The policy backdrop is shifting. The government opened a full review of parental leave and pay in mid-2025, examining how statutory family payments are structured and how employer top-ups fit around them. Employers refreshing an enhanced scheme would do well to design it so it can adapt when that review reports.
Frequently asked questions
Is enhanced maternity pay a legal requirement?
No. Only Statutory Maternity Pay is a legal requirement for qualifying employees [2]. Enhanced or contractual maternity pay is entirely voluntary and is whatever the employer sets out in the contract or maternity policy [3]. Once offered contractually, however, it becomes a binding term the employer must honour [4].
Can an employer recover enhanced maternity pay from HMRC?
Only the statutory part is recoverable. An employer reclaims 92% of Statutory Maternity Pay, or 109% under Small Employers' Relief, through the Employer Payment Summary [1]. The enhanced top-up above the statutory rate cannot be recovered and is carried in full by the employer [6].
Does an employee pay tax on enhanced maternity pay?
Yes.

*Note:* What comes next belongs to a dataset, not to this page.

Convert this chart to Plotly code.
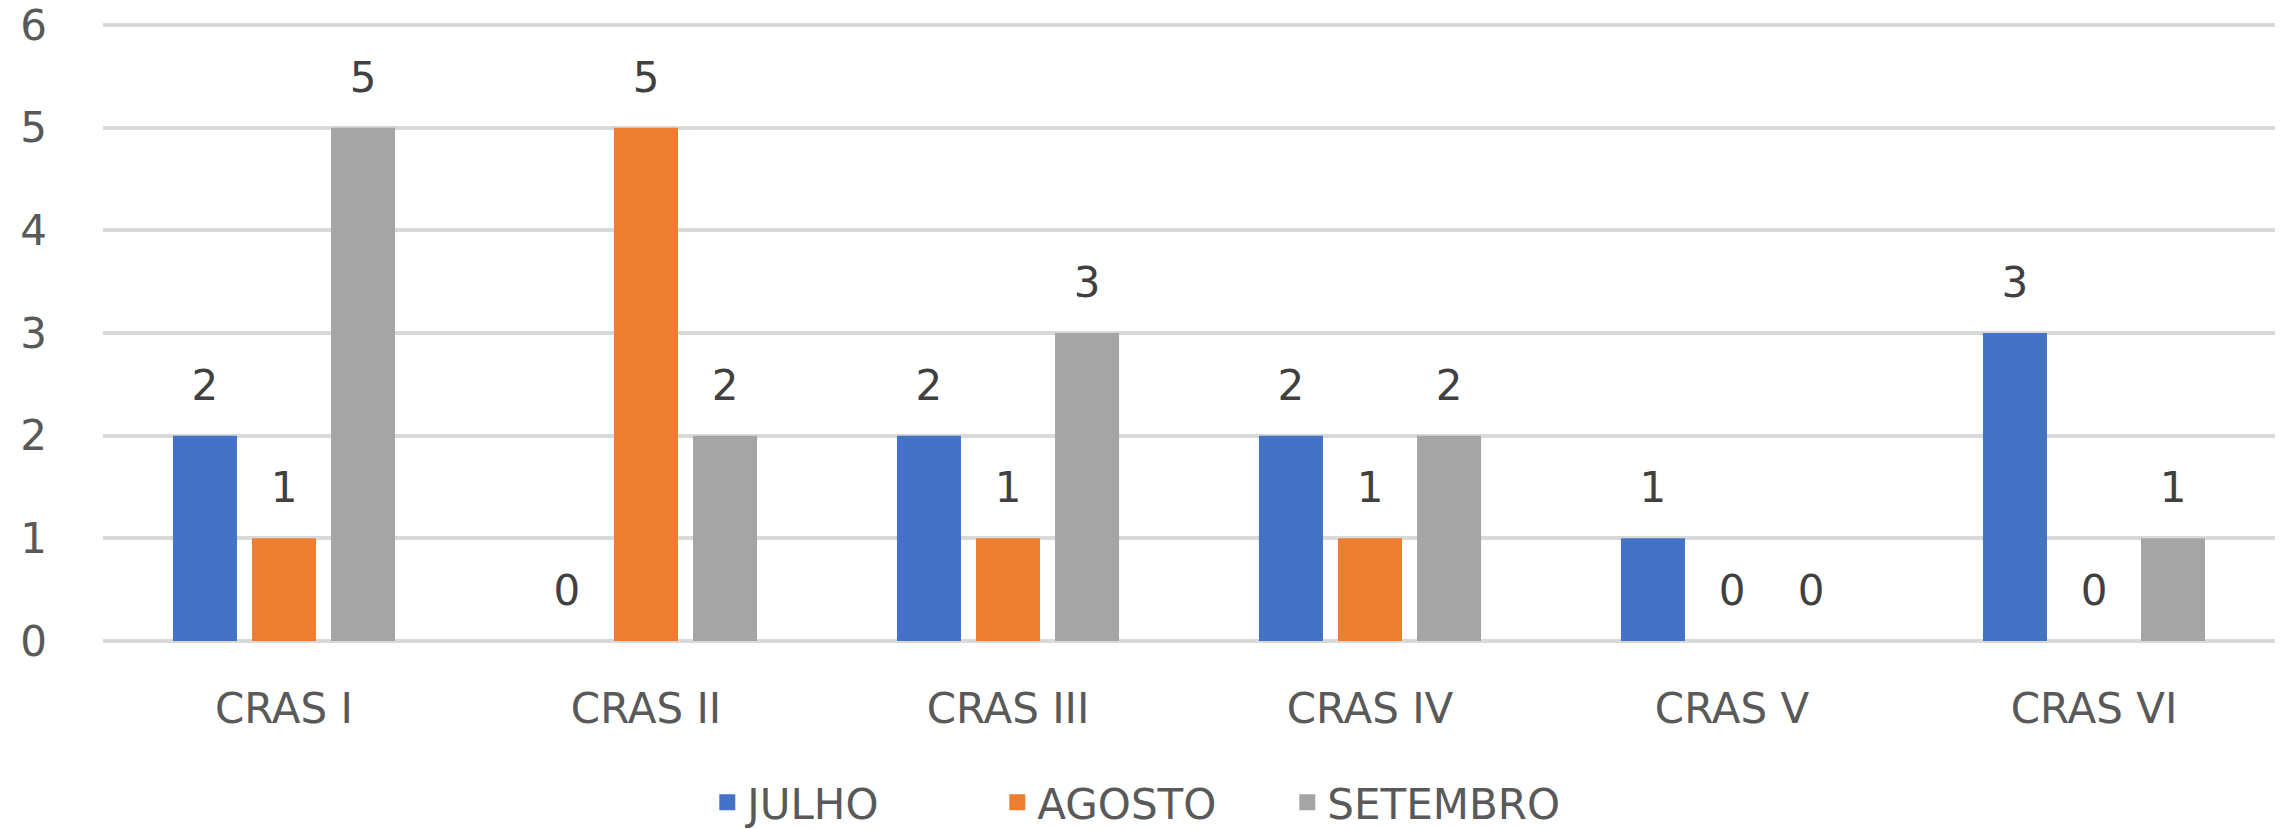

Enhanced maternity pay counts as earnings, so income tax and National Insurance are deducted through PAYE on the whole amount, both the statutory and the enhanced parts [4]. There is no separate tax relief for the contractual top-up [2].
Does an employee have to repay enhanced maternity pay if they do not return?
They might, but only the enhanced element and only if a repayment condition was agreed in writing before leave started [3]. Statutory Maternity Pay can never be reclaimed [4]. Clawback clauses often taper, so less is owed the longer the employee stays after returning [3].